## Aim
Your task is to quote, unchanged, only the lines from the one with "Write a Python" through the one with "blue_abund = [0.735, 0.0, 0.0]", both ends included.

## Supplied records
========

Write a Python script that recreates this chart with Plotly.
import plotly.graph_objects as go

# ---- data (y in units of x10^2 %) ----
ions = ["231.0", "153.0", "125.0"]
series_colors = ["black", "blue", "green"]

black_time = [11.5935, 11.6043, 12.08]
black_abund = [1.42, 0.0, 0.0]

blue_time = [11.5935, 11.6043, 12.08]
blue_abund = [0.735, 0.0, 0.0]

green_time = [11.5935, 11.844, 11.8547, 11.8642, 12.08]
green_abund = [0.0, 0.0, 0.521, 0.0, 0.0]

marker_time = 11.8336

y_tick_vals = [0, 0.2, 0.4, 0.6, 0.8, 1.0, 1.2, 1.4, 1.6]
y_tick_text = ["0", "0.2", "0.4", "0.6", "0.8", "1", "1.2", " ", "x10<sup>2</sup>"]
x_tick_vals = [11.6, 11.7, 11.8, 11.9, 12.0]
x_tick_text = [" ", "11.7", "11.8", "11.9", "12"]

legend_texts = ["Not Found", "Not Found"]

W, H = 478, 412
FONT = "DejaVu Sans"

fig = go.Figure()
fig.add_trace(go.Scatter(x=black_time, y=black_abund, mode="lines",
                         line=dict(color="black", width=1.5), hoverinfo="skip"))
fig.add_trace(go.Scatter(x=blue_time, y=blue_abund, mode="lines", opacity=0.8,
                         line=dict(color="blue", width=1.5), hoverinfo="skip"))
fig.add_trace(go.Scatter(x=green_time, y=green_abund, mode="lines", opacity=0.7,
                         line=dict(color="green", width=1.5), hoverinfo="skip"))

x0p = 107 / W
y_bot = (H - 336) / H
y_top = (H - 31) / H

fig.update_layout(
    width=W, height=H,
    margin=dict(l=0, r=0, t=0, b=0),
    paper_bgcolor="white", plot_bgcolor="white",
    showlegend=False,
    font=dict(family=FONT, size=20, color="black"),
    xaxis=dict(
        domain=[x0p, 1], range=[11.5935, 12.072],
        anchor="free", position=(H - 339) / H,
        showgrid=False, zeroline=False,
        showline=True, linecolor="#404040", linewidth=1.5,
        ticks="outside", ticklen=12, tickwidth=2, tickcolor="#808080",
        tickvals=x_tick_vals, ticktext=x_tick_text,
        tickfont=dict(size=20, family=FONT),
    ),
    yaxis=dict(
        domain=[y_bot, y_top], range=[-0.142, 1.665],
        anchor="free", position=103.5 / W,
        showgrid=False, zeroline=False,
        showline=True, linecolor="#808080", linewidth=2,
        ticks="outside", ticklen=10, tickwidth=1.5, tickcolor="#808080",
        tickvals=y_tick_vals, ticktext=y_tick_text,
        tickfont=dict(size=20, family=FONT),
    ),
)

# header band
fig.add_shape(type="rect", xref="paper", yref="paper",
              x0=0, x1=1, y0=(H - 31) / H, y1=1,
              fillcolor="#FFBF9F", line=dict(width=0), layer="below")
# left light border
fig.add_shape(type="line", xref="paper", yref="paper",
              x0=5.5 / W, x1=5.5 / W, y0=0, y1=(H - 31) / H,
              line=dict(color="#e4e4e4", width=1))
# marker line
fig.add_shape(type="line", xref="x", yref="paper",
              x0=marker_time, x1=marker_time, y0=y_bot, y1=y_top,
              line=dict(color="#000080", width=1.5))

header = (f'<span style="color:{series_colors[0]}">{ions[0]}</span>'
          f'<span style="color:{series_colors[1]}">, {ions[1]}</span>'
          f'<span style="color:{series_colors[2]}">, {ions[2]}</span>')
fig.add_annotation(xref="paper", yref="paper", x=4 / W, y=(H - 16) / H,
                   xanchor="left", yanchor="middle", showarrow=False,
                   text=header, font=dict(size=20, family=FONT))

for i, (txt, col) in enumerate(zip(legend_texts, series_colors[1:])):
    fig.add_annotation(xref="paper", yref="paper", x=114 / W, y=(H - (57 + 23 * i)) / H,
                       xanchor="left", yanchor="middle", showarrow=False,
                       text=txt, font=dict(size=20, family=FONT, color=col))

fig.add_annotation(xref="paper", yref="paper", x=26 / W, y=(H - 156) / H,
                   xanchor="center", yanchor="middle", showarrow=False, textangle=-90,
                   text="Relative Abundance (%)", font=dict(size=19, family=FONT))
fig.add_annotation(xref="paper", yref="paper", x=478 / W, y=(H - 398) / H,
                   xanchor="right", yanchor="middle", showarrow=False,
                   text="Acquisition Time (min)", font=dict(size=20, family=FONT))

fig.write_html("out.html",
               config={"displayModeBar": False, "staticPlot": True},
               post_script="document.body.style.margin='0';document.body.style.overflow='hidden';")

========

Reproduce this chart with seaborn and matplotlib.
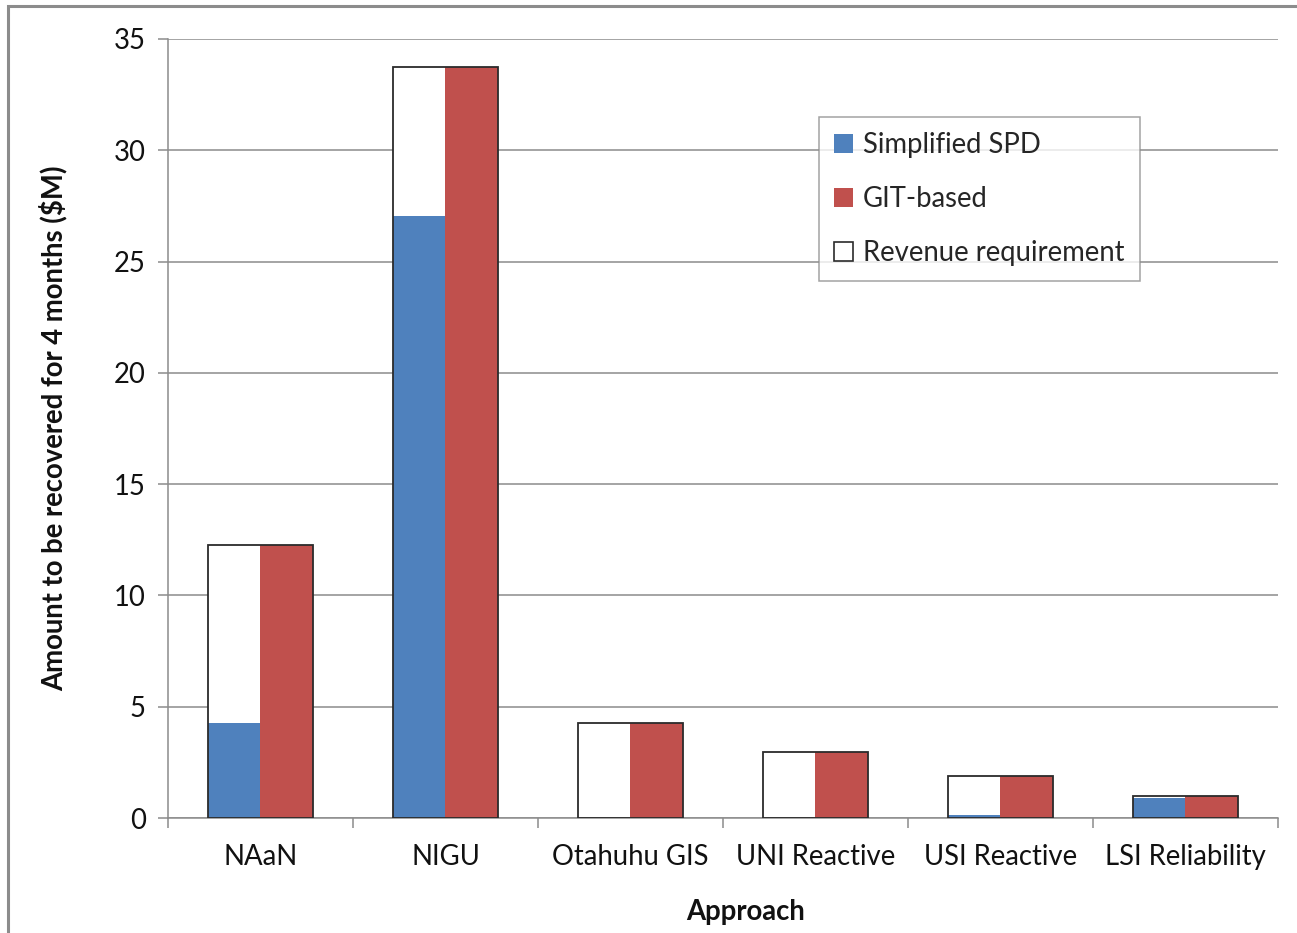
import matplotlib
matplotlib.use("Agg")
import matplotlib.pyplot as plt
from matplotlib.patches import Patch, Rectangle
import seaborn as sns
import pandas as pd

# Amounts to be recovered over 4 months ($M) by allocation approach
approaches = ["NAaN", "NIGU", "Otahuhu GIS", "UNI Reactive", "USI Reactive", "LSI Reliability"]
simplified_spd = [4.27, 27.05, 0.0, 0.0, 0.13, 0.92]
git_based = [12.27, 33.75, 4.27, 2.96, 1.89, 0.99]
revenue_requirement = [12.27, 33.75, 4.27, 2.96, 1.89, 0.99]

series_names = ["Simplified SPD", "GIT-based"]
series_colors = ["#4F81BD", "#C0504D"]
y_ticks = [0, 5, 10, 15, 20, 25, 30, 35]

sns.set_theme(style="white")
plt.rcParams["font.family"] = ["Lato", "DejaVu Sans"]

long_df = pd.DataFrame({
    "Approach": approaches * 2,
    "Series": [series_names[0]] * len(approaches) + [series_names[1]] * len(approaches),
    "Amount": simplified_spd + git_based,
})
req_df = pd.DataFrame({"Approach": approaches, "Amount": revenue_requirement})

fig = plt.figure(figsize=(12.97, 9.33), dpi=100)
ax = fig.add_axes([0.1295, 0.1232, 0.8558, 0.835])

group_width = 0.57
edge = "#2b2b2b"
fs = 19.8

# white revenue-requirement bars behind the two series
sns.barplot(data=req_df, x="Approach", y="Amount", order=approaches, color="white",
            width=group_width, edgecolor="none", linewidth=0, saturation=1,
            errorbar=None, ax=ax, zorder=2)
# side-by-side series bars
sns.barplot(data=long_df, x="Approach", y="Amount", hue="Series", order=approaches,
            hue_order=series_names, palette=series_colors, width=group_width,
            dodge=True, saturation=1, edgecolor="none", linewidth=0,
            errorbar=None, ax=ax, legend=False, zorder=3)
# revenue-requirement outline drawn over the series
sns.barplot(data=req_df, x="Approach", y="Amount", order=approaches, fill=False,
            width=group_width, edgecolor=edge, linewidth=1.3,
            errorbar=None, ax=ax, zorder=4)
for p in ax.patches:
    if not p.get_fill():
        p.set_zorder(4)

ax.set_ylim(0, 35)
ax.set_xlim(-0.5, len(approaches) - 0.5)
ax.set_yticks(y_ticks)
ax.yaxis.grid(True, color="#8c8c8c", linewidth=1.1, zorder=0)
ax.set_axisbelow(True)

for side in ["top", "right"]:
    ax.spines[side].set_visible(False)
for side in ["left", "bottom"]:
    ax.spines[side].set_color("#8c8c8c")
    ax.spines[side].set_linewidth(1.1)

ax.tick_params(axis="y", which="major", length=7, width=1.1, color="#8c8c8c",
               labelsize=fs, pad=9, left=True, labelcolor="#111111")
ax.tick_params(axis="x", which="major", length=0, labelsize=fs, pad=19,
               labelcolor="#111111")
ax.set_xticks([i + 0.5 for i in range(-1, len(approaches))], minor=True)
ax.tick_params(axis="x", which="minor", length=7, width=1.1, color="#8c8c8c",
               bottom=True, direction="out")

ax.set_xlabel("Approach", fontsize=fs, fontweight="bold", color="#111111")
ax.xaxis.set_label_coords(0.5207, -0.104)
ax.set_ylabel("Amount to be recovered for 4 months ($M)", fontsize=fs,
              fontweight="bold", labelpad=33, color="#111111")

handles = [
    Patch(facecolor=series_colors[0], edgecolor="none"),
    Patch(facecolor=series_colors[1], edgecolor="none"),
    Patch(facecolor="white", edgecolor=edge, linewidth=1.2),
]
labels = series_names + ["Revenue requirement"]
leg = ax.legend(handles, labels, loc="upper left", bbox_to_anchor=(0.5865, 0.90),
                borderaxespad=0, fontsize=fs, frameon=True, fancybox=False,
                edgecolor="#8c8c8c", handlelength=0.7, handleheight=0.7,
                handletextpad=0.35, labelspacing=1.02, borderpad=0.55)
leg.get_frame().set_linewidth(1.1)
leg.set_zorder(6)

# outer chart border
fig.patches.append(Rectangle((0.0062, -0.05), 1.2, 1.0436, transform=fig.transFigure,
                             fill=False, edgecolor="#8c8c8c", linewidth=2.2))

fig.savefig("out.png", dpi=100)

========

## Response to the task
Write a Python script that recreates this chart with Plotly.
import plotly.graph_objects as go

# ---- data (y in units of x10^2 %) ----
ions = ["231.0", "153.0", "125.0"]
series_colors = ["black", "blue", "green"]

black_time = [11.5935, 11.6043, 12.08]
black_abund = [1.42, 0.0, 0.0]

blue_time = [11.5935, 11.6043, 12.08]
blue_abund = [0.735, 0.0, 0.0]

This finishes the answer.